▶ **WHAT YOU NEED TO DO**
Retype exactly what runs from the first line of the data to the line with "label_y = [.968, .9635, .9598]", keeping both of those lines and skipping pictures.

BEGIN SUPPLIED DATA

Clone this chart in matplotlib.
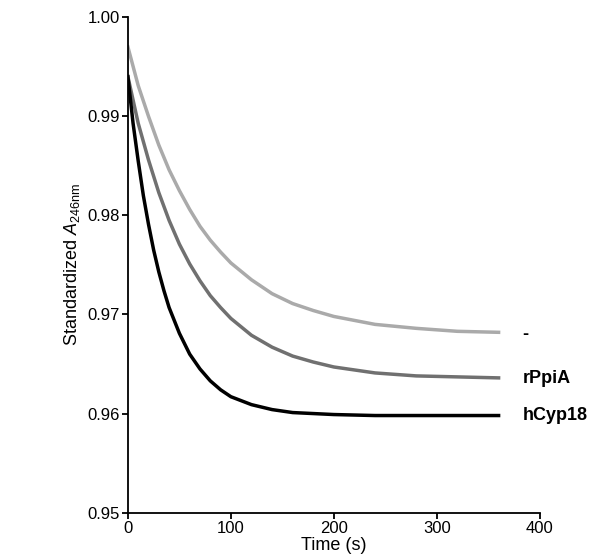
import matplotlib.pyplot as plt
plt.rcParams['font.family'] = ['Liberation Sans', 'DejaVu Sans']
plt.rcParams['mathtext.fontset'] = 'custom'
plt.rcParams['mathtext.it'] = 'Liberation Sans:italic'
plt.rcParams['mathtext.rm'] = 'Liberation Sans'

t_light = [0, 10, 20, 30, 40, 50, 60, 70, 80, 90, 100, 120, 140, 160, 180, 200, 240, 280, 320, 360]
y_light = [.9970, .9931, .9900, .9871, .9846, .9825, .9806, .9789, .9775, .9763, .9752, .9735, .9721, .9711, .9704, .9698, .9690, .9686, .9683, .9682]
t_mid = [0, 10, 20, 30, 40, 50, 60, 70, 80, 90, 100, 120, 140, 160, 180, 200, 240, 280, 320, 360]
y_mid = [.9940, .9893, .9856, .9823, .9795, .9771, .9751, .9734, .9719, .9707, .9696, .9679, .9667, .9658, .9652, .9647, .9641, .9638, .9637, .9636]
t_black = [0, 5, 10, 15, 20, 25, 30, 35, 40, 50, 60, 70, 80, 90, 100, 120, 140, 160, 200, 240, 360]
y_black = [.9940, .9893, .9855, .9820, .9791, .9765, .9743, .9724, .9707, .9681, .9660, .9645, .9633, .9624, .9617, .9609, .9604, .9601, .9599, .9598, .9598]
labels = ['-', 'rPpiA', 'hCyp18']
label_y = [.968, .9635, .9598]

fig = plt.figure(figsize=(6.12, 5.56), dpi=100)
ax = fig.add_axes([0.209, 0.078, 0.673, 0.891])
ax.plot(t_light, y_light, color='#aaaaaa', lw=2.5)
ax.plot(t_mid, y_mid, color='#707070', lw=2.5)
ax.plot(t_black, y_black, color='#000000', lw=2.5)
for lab, y in zip(labels, label_y):
    ax.text(383, y, lab, fontsize=13, fontweight='bold', va='center', ha='left', clip_on=False)
ax.set_xlim(0, 400)
ax.set_ylim(0.95, 1.00)
ax.set_xticks([0, 100, 200, 300, 400])
ax.set_yticks([0.95, 0.96, 0.97, 0.98, 0.99, 1.00])
ax.set_yticklabels(['0.95', '0.96', '0.97', '0.98', '0.99', '1.00'])
ax.tick_params(labelsize=12, width=1.3, length=4, pad=2)
for s in ['top', 'right']:
    ax.spines[s].set_visible(False)
for s in ['left', 'bottom']:
    ax.spines[s].set_linewidth(1.3)
ax.set_xlabel('Time (s)', fontsize=13, labelpad=1)
ax.set_ylabel('Standardized $A_{246\\mathrm{nm}}$', fontsize=13)
fig.savefig('out.png')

END SUPPLIED DATA

▶ **RESPONSE TO THIS TASK**
Clone this chart in matplotlib.
import matplotlib.pyplot as plt
plt.rcParams['font.family'] = ['Liberation Sans', 'DejaVu Sans']
plt.rcParams['mathtext.fontset'] = 'custom'
plt.rcParams['mathtext.it'] = 'Liberation Sans:italic'
plt.rcParams['mathtext.rm'] = 'Liberation Sans'

t_light = [0, 10, 20, 30, 40, 50, 60, 70, 80, 90, 100, 120, 140, 160, 180, 200, 240, 280, 320, 360]
y_light = [.9970, .9931, .9900, .9871, .9846, .9825, .9806, .9789, .9775, .9763, .9752, .9735, .9721, .9711, .9704, .9698, .9690, .9686, .9683, .9682]
t_mid = [0, 10, 20, 30, 40, 50, 60, 70, 80, 90, 100, 120, 140, 160, 180, 200, 240, 280, 320, 360]
y_mid = [.9940, .9893, .9856, .9823, .9795, .9771, .9751, .9734, .9719, .9707, .9696, .9679, .9667, .9658, .9652, .9647, .9641, .9638, .9637, .9636]
t_black = [0, 5, 10, 15, 20, 25, 30, 35, 40, 50, 60, 70, 80, 90, 100, 120, 140, 160, 200, 240, 360]
y_black = [.9940, .9893, .9855, .9820, .9791, .9765, .9743, .9724, .9707, .9681, .9660, .9645, .9633, .9624, .9617, .9609, .9604, .9601, .9599, .9598, .9598]
labels = ['-', 'rPpiA', 'hCyp18']
label_y = [.968, .9635, .9598]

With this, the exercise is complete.